Rifici is also the chief financial officer of the Liberal Party of Canada. McLellan’s place of employment openly seeks licensed providers to represent while she maintains impartiality on this task force.
How can the task force be taken seriously?
McLellan, the insensate Prohibition zealot who aided in my exile and the denial of medicine for thousands of Canadians—and whose law firm represents the corporate beneficiaries of the Conservative government’s Marihuana for Medical Purposes Regulations program—is the official face of Trudeau’s “legalization”.
How does this task force have any credibility? It doesn’t, but that makes no difference to this government.
McLellan is refusing all interviews about her appointment. She knows her past beliefs are lunacy to others but others don’t count. Anyone who uses the word “scourge” to describe something is not likely to change her mind about that.
Scourge is a word worth paying attention to because it indicates a specific mindset. It’s much worse than “dangerous”. Dangers can be avoided or protections enacted.
Not so for a scourge. A scourge represents a curse, a menace, a plague, a bane of existence, doom, calamity, disaster. It’s a very grim word. It is in an entirely different emotional category. You will not be allowed to grow your own scourge.
In light of this, how can the public believe that anything is going to change the minds of Blair and McLellan?

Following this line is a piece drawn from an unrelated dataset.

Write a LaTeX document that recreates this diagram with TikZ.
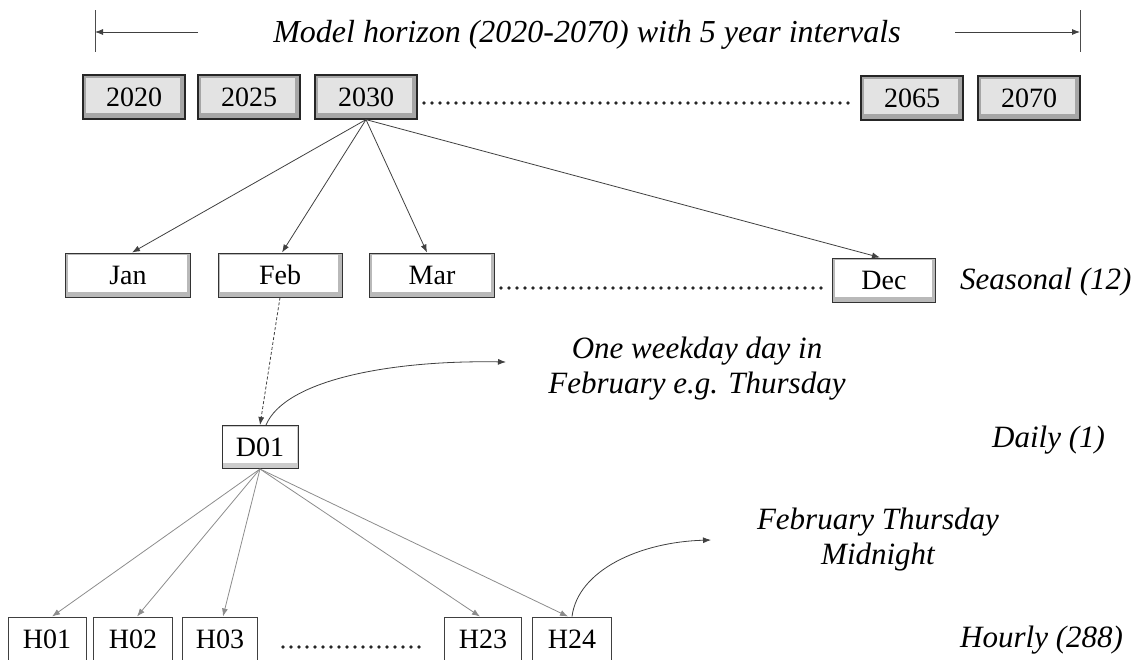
\documentclass[tikz,border=0pt]{standalone}
\usepackage{fontspec}
\setmainfont{Liberation Serif}
\usetikzlibrary{arrows.meta}
\begin{document}
\begin{tikzpicture}[x=1pt,y=-1pt,
  lbl/.style={font=\fontsize{28}{30}\selectfont, inner sep=0pt, text height=19pt, text depth=0pt},
  note/.style={font=\fontsize{31}{35}\selectfont\itshape, inner sep=0pt, align=center},
  topbox/.style={lbl, draw=black!85, line width=1.2pt, fill=gray!70, minimum width=102pt, minimum height=44pt,
    path picture={\fill[gray!22] ([shift={(3pt,-3pt)}]path picture bounding box.north west) rectangle ([shift={(-5pt,6pt)}]path picture bounding box.south east);}},
  monbox/.style={lbl, draw=black!80, line width=1pt, fill=gray!55, minimum height=44pt,
    path picture={\fill[white] ([shift={(2pt,-2pt)}]path picture bounding box.north west) rectangle ([shift={(-4pt,5pt)}]path picture bounding box.south east);}},
  dbox/.style={lbl, draw=black!80, line width=1pt, fill=gray!40, minimum width=76pt, minimum height=43pt,
    path picture={\fill[white] ([shift={(1pt,-1pt)}]path picture bounding box.north west) rectangle ([shift={(-1pt,6pt)}]path picture bounding box.south east);}},
  hbox/.style={lbl, draw=black!75, line width=1pt, fill=white, minimum height=44pt},
  arr/.style={-{Latex[length=8pt,width=6pt]}, line width=0.8pt, draw=black!75},
  garr/.style={-{Latex[length=8pt,width=6pt]}, line width=0.8pt, draw=black!45},
  dotline/.style={line width=3.8pt, line cap=round, dash pattern=on 0pt off 8pt, draw=black!85}
]
\useasboundingbox (0,0) rectangle (1143,659);
\clip (0,0) rectangle (1143,659);

% top horizon
\node[note, font=\fontsize{32}{36}\selectfont\itshape] (title) at (587,35) {Model horizon (2020-2070) with 5 year intervals};
\coordinate (lbar1) at (95,10);
\coordinate (lbar2) at (95,52);
\coordinate (rbar1) at (1080,10);
\coordinate (rbar2) at (1080,52);
\coordinate (lstart) at (198,32);
\coordinate (lend) at (95,32);
\coordinate (rstart) at (955,32);
\coordinate (rend) at (1080,32);
\draw[line width=0.9pt, black!70] (lbar1) -- (lbar2);
\draw[line width=0.9pt, black!70] (rbar1) -- (rbar2);
\draw[arr] (lstart) -- (lend);
\draw[arr] (rstart) -- (rend);

% years
\node[topbox] (y2020) at (134,97) {2020};
\node[topbox] (y2025) at (249,97) {2025};
\node[topbox] (y2030) at (366,97) {2030};
\node[topbox] (y2065) at (912,98) {2065};
\node[topbox] (y2070) at (1029,98) {2070};
\coordinate (d1a) at (424,103);
\coordinate (d1b) at (853,103);
\draw[dotline] (d1a) -- (d1b);

% months
\node[monbox, minimum width=125pt] (jan) at (128,275) {Jan};
\node[monbox, minimum width=124pt] (feb) at (280,275) {Feb};
\node[monbox, minimum width=125pt] (mar) at (432,275) {Mar};
\node[monbox, minimum width=103pt] (dec) at (884,280) {Dec};
\node[note, anchor=west] (seas) at (960,282) {Seasonal (12)};
\coordinate (d2a) at (501,288);
\coordinate (d2b) at (824,288);
\draw[dotline] (d2a) -- (d2b);

\draw[arr] (y2030.south) -- ([xshift=4pt]jan.north);
\draw[arr] (y2030.south) -- ([xshift=2pt]feb.north);
\draw[arr] (y2030.south) -- ([xshift=-5pt]mar.north);
\draw[arr] (y2030.south) -- ([xshift=-4pt]dec.north);

% daily
\node[dbox] (d01) at (260,447) {D01};
\node[note, anchor=west] (daily) at (992,440) {Daily (1)};
\node[note] (wk) at (697,369) {One weekday day in\\February e.g. Thursday};
\coordinate (wktip) at (506,362);
\draw[arr, dashed, dash pattern=on 3pt off 2pt] (feb.south) -- (d01.north);
\draw[arr] ([xshift=6pt]d01.north) .. controls (285,380) and (390,360) .. (wktip);

% hourly
\node[hbox, minimum width=78pt] (h01) at (47,639) {H01};
\node[hbox, minimum width=79pt] (h02) at (133,639) {H02};
\node[hbox, minimum width=75pt] (h03) at (220,639) {H03};
\node[hbox, minimum width=77pt] (h23) at (483,639) {H23};
\node[hbox, minimum width=79pt] (h24) at (572,639) {H24};
\coordinate (d3a) at (283,647);
\coordinate (d3b) at (424,647);
\draw[dotline] (d3a) -- (d3b);
\node[note, anchor=west] (hourly) at (960,640) {Hourly (288)};
\node[note] (mid) at (878,540) {February Thursday\\Midnight};
\coordinate (midtip) at (711,540);

\draw[garr] (d01.south) -- ([xshift=5pt]h01.north);
\draw[garr] (d01.south) -- ([xshift=4pt]h02.north);
\draw[garr] (d01.south) -- ([xshift=3pt]h03.north);
\draw[garr] (d01.south) -- ([xshift=-3pt]h23.north);
\draw[garr] (d01.south) -- ([xshift=-4pt]h24.north);
\draw[arr] (h24.north) .. controls (578,570) and (640,542) .. (midtip);
\end{tikzpicture}
\end{document}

That’s why they were appointed. Bill and Anne are among the most adamant, longest-serving, influential, and hard-core prohibitionists in this country. They are proven ideological fanatics when it comes to marijuana.
Both were literally on the front lines of Prohibition for years. Bill the Narc was out there lying and busting on behalf of a drug squad that the Toronto Star has linked to a 30-year history of corruption. Later, he became police chief.
Anne was supplying the reefer-madness ideology, hysteria, and laws to keep drug cops like Bill employed.
This Prohibition pair are both working for a government intent on protecting Canada’s licensed producers, quite clearly.
They will pick other prohibitionists for this task force and begin their already predictable deliberations.